▶ What the task asks: Lines containing the string "chart" are to be counted; report only how many there are.

▶ Excerpted data:
☆ ☆ ☆ ☆

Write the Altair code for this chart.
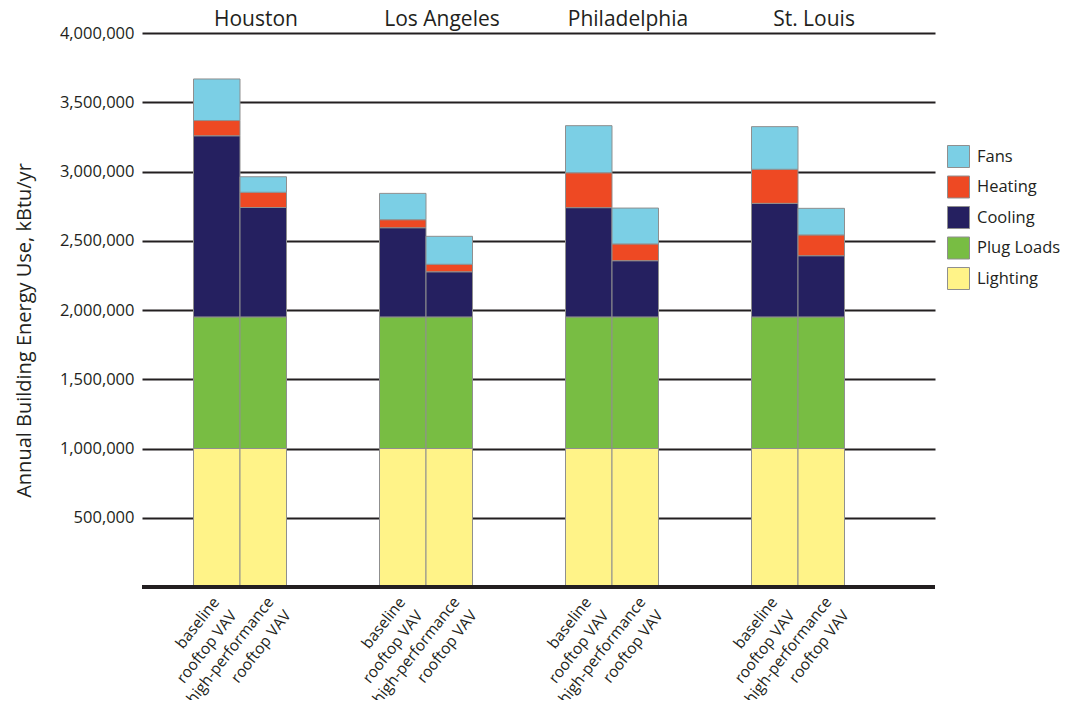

☆ ☆ ☆ ☆

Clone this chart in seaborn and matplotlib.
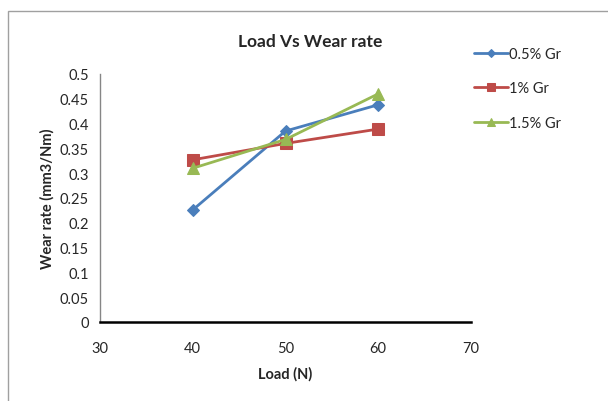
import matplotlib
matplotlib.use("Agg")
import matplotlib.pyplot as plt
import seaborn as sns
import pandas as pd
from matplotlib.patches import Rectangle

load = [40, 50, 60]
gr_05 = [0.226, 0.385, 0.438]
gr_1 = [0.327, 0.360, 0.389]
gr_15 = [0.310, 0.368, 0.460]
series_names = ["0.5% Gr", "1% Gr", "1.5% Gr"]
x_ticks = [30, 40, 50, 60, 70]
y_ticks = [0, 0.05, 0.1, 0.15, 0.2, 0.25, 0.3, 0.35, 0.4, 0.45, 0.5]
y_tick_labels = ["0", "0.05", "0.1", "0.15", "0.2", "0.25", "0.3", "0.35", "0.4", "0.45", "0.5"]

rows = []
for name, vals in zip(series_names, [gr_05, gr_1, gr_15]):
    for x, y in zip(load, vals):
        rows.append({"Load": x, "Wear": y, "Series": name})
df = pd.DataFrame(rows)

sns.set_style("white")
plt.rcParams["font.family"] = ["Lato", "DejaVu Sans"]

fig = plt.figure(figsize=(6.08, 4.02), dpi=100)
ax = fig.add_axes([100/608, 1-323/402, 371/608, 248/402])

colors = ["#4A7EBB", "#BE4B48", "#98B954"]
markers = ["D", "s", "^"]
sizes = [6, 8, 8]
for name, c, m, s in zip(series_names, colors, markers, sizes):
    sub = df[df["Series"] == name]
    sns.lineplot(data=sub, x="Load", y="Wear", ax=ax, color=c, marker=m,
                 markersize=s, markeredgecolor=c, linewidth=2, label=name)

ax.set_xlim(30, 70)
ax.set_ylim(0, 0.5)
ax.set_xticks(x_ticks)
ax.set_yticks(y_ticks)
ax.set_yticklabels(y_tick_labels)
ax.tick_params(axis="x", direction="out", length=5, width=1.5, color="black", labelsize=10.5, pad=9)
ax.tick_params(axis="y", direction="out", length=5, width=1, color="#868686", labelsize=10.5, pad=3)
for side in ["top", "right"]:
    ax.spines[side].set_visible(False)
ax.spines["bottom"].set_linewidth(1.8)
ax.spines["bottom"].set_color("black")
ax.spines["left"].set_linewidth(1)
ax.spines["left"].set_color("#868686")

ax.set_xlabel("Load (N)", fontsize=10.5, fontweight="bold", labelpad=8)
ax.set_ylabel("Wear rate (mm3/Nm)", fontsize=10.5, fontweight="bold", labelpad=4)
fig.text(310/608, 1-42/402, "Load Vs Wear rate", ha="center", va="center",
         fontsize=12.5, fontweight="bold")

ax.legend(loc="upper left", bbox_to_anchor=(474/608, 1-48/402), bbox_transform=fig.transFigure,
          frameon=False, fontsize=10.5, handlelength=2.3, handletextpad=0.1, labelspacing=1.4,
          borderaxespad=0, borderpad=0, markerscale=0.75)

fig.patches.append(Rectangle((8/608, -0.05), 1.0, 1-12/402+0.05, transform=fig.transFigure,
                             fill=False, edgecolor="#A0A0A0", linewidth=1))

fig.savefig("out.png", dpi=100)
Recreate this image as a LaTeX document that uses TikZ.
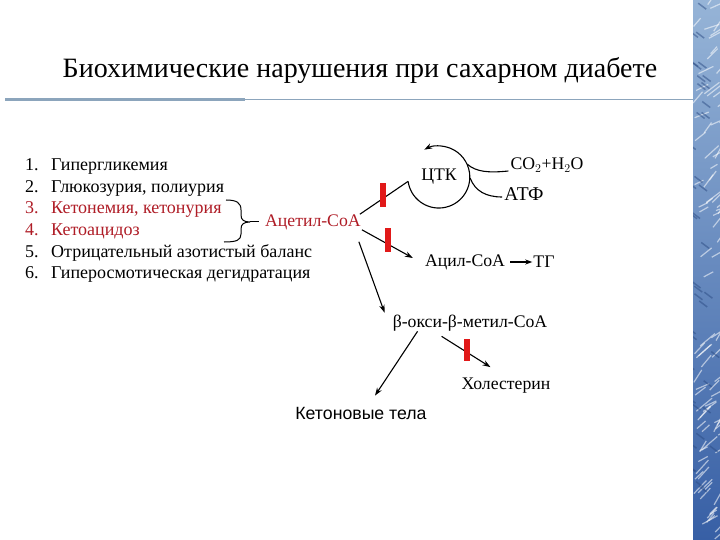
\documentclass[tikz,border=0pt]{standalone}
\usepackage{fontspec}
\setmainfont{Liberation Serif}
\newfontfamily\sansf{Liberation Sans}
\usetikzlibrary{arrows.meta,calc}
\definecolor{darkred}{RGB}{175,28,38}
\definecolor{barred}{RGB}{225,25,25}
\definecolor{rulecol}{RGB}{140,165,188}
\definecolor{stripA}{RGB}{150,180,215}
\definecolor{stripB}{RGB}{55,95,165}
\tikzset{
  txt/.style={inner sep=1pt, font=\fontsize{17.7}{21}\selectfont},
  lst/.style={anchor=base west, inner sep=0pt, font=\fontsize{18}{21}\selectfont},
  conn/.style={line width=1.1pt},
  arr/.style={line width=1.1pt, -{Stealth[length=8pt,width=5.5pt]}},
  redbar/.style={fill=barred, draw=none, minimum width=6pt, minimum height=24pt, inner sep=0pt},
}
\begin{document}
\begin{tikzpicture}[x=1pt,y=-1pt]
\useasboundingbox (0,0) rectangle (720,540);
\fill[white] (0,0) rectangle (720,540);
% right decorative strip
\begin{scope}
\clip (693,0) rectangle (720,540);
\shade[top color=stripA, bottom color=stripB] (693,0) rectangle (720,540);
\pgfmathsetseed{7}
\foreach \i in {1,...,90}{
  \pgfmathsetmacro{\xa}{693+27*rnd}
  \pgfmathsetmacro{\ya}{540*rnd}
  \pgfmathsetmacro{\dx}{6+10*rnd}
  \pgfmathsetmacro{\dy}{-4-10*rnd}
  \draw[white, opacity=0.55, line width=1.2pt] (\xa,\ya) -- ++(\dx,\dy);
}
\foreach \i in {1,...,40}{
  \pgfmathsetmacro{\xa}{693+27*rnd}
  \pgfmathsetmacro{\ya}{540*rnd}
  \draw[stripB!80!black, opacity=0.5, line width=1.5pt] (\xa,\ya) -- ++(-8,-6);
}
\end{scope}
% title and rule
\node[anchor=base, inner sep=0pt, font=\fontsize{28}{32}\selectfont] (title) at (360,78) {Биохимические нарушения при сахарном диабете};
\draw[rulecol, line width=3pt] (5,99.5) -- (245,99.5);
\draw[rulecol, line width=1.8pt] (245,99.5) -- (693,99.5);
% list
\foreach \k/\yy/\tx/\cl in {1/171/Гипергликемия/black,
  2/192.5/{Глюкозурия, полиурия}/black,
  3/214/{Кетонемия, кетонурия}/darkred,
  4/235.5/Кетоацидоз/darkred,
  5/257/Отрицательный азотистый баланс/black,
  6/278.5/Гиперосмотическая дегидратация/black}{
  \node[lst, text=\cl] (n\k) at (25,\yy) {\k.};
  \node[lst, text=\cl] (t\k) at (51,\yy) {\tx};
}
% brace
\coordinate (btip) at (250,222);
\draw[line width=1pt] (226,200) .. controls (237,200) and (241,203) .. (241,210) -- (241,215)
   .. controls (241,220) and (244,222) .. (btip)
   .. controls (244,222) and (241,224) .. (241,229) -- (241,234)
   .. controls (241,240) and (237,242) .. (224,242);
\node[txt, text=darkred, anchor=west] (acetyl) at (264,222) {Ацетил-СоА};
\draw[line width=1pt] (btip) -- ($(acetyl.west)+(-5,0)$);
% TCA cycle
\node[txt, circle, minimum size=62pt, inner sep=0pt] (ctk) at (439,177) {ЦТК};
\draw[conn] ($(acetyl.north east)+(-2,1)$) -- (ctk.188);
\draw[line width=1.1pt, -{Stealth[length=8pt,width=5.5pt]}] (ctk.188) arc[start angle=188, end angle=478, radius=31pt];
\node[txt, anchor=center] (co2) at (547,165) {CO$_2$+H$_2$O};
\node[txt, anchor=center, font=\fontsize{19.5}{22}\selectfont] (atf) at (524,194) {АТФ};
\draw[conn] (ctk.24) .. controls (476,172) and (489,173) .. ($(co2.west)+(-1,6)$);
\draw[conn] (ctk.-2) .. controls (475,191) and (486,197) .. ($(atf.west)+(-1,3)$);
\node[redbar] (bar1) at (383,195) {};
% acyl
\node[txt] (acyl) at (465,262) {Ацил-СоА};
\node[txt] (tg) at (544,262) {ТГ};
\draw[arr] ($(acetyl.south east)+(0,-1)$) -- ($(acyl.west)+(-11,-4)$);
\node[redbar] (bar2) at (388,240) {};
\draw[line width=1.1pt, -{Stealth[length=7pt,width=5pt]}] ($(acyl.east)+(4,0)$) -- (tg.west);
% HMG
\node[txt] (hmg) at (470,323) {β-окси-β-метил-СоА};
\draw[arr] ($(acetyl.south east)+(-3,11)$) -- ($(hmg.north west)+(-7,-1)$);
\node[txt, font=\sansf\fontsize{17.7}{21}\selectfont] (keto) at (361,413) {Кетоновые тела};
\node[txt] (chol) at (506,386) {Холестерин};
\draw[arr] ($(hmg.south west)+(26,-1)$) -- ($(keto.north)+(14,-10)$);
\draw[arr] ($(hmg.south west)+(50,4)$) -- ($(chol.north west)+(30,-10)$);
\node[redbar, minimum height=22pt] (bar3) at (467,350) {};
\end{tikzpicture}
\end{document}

☆ ☆ ☆ ☆

▶ Complete output: 2